● Problem to solve
Write out all of the entries that follow, word for word, but skip the pictures.

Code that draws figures
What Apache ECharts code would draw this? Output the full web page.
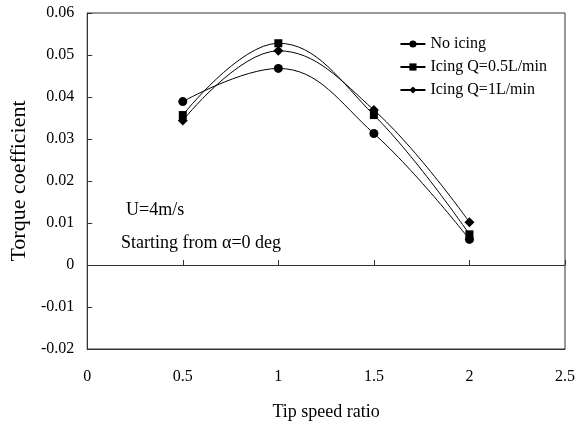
<!DOCTYPE html>
<html>
<head>
<meta charset="utf-8">
<script src="https://cdn.jsdelivr.net/npm/echarts@6/dist/echarts.min.js"></script>
<style>
    html, body { margin: 0; padding: 0; background: #fff; }
    #chart { width: 578px; height: 428px; }
</style>
</head>
<body>
<div id="chart"></div>
<script>
    // tip speed ratio
    var tsr = [0.5, 1, 1.5, 2];
    // torque coefficient
    var noIcing = [0.0389, 0.0468, 0.0313, 0.0061];
    var icingHalf = [0.0357, 0.0528, 0.0357, 0.0073];
    var icingOne = [0.0344, 0.0510, 0.0369, 0.0102];
    var seriesNames = ['No icing', 'Icing Q=0.5L/min', 'Icing Q=1L/min'];

    var font = 'Liberation Serif';

    function pairs(vals) {
        return tsr.map(function (x, i) { return [x, vals[i]]; });
    }

    function mkSeries(name, vals, symbol, size) {
        return {
            name: name,
            type: 'line',
            smooth: 0.4,
            data: pairs(vals),
            symbol: symbol,
            symbolSize: size,
            itemStyle: { color: '#000' },
            lineStyle: { color: '#000', width: 1 },
            z: 5
        };
    }

    var myChart = echarts.init(document.getElementById('chart'));
    myChart.setOption({
        animation: false,
        textStyle: { fontFamily: font },
        grid: {
            left: 85, right: 11, top: 13, bottom: 79,
            show: true,
            borderColor: '#333',
            borderWidth: 1
        },
        legend: {
            right: 26,
            top: 31,
            orient: 'vertical',
            itemWidth: 25,
            itemHeight: 9,
            itemGap: 7,
            textStyle: { fontFamily: font, fontSize: 16, color: '#000' },
            data: seriesNames
        },
        xAxis: [
            {
                type: 'value',
                min: 0, max: 2.5, interval: 0.5,
                name: 'Tip speed ratio',
                nameLocation: 'middle',
                nameGap: 54,
                nameTextStyle: { fontFamily: font, fontSize: 18, color: '#000' },
                axisLine: { onZero: false, lineStyle: { color: '#333' } },
                axisTick: { show: false },
                axisLabel: { margin: 20, fontFamily: font, fontSize: 16, color: '#000' },
                splitLine: { show: false }
            },
            {
                type: 'value',
                position: 'bottom',
                min: 0, max: 2.5, interval: 0.5,
                axisLine: { onZero: true, lineStyle: { color: '#333' } },
                axisTick: { inside: true, length: 5, lineStyle: { color: '#333' } },
                axisLabel: { show: false },
                splitLine: { show: false }
            }
        ],
        yAxis: {
            type: 'value',
            min: -0.02, max: 0.06, interval: 0.01,
            name: 'Torque coefficient',
            nameLocation: 'middle',
            nameGap: 54,
            nameTextStyle: { fontFamily: font, fontSize: 22, color: '#000' },
            axisLine: { onZero: false, lineStyle: { color: '#333' } },
            axisTick: { inside: true, length: 5, lineStyle: { color: '#333' } },
            axisLabel: {
                margin: 13, fontFamily: font, fontSize: 16, color: '#000',
                formatter: function (v) { return v === 0 ? '0' : v.toFixed(2); }
            },
            splitLine: { show: false }
        },
        graphic: [
            {
                type: 'text', left: 126, top: 201,
                style: { text: 'U=4m/s', fontFamily: font, fontSize: 18, fill: '#000' }
            },
            {
                type: 'text', left: 121, top: 234,
                style: { text: 'Starting from α=0 deg', fontFamily: font, fontSize: 18, fill: '#000' }
            }
        ],
        series: [
            mkSeries(seriesNames[0], noIcing, 'circle', 9),
            mkSeries(seriesNames[1], icingHalf, 'rect', 8),
            mkSeries(seriesNames[2], icingOne, 'diamond', 10)
        ]
    });
</script>
</body>
</html>
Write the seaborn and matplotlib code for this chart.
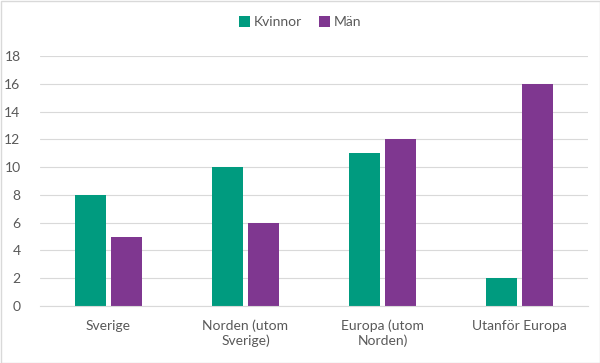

● Solved problem
What Apache ECharts code would draw this? Output the full web page.
<!DOCTYPE html>
<html>
<head>
<meta charset="utf-8">
<script src="https://cdn.jsdelivr.net/npm/echarts@6/dist/echarts.min.js"></script>
<style>
    html, body { margin: 0; padding: 0; background: #fff; }
    #chart { width: 578px; height: 428px; }
</style>
</head>
<body>
<div id="chart"></div>
<script>
    // tip speed ratio
    var tsr = [0.5, 1, 1.5, 2];
    // torque coefficient
    var noIcing = [0.0389, 0.0468, 0.0313, 0.0061];
    var icingHalf = [0.0357, 0.0528, 0.0357, 0.0073];
    var icingOne = [0.0344, 0.0510, 0.0369, 0.0102];
    var seriesNames = ['No icing', 'Icing Q=0.5L/min', 'Icing Q=1L/min'];

    var font = 'Liberation Serif';

    function pairs(vals) {
        return tsr.map(function (x, i) { return [x, vals[i]]; });
    }

    function mkSeries(name, vals, symbol, size) {
        return {
            name: name,
            type: 'line',
            smooth: 0.4,
            data: pairs(vals),
            symbol: symbol,
            symbolSize: size,
            itemStyle: { color: '#000' },
            lineStyle: { color: '#000', width: 1 },
            z: 5
        };
    }

    var myChart = echarts.init(document.getElementById('chart'));
    myChart.setOption({
        animation: false,
        textStyle: { fontFamily: font },
        grid: {
            left: 85, right: 11, top: 13, bottom: 79,
            show: true,
            borderColor: '#333',
            borderWidth: 1
        },
        legend: {
            right: 26,
            top: 31,
            orient: 'vertical',
            itemWidth: 25,
            itemHeight: 9,
            itemGap: 7,
            textStyle: { fontFamily: font, fontSize: 16, color: '#000' },
            data: seriesNames
        },
        xAxis: [
            {
                type: 'value',
                min: 0, max: 2.5, interval: 0.5,
                name: 'Tip speed ratio',
                nameLocation: 'middle',
                nameGap: 54,
                nameTextStyle: { fontFamily: font, fontSize: 18, color: '#000' },
                axisLine: { onZero: false, lineStyle: { color: '#333' } },
                axisTick: { show: false },
                axisLabel: { margin: 20, fontFamily: font, fontSize: 16, color: '#000' },
                splitLine: { show: false }
            },
            {
                type: 'value',
                position: 'bottom',
                min: 0, max: 2.5, interval: 0.5,
                axisLine: { onZero: true, lineStyle: { color: '#333' } },
                axisTick: { inside: true, length: 5, lineStyle: { color: '#333' } },
                axisLabel: { show: false },
                splitLine: { show: false }
            }
        ],
        yAxis: {
            type: 'value',
            min: -0.02, max: 0.06, interval: 0.01,
            name: 'Torque coefficient',
            nameLocation: 'middle',
            nameGap: 54,
            nameTextStyle: { fontFamily: font, fontSize: 22, color: '#000' },
            axisLine: { onZero: false, lineStyle: { color: '#333' } },
            axisTick: { inside: true, length: 5, lineStyle: { color: '#333' } },
            axisLabel: {
                margin: 13, fontFamily: font, fontSize: 16, color: '#000',
                formatter: function (v) { return v === 0 ? '0' : v.toFixed(2); }
            },
            splitLine: { show: false }
        },
        graphic: [
            {
                type: 'text', left: 126, top: 201,
                style: { text: 'U=4m/s', fontFamily: font, fontSize: 18, fill: '#000' }
            },
            {
                type: 'text', left: 121, top: 234,
                style: { text: 'Starting from α=0 deg', fontFamily: font, fontSize: 18, fill: '#000' }
            }
        ],
        series: [
            mkSeries(seriesNames[0], noIcing, 'circle', 9),
            mkSeries(seriesNames[1], icingHalf, 'rect', 8),
            mkSeries(seriesNames[2], icingOne, 'diamond', 10)
        ]
    });
</script>
</body>
</html>
Write the seaborn and matplotlib code for this chart.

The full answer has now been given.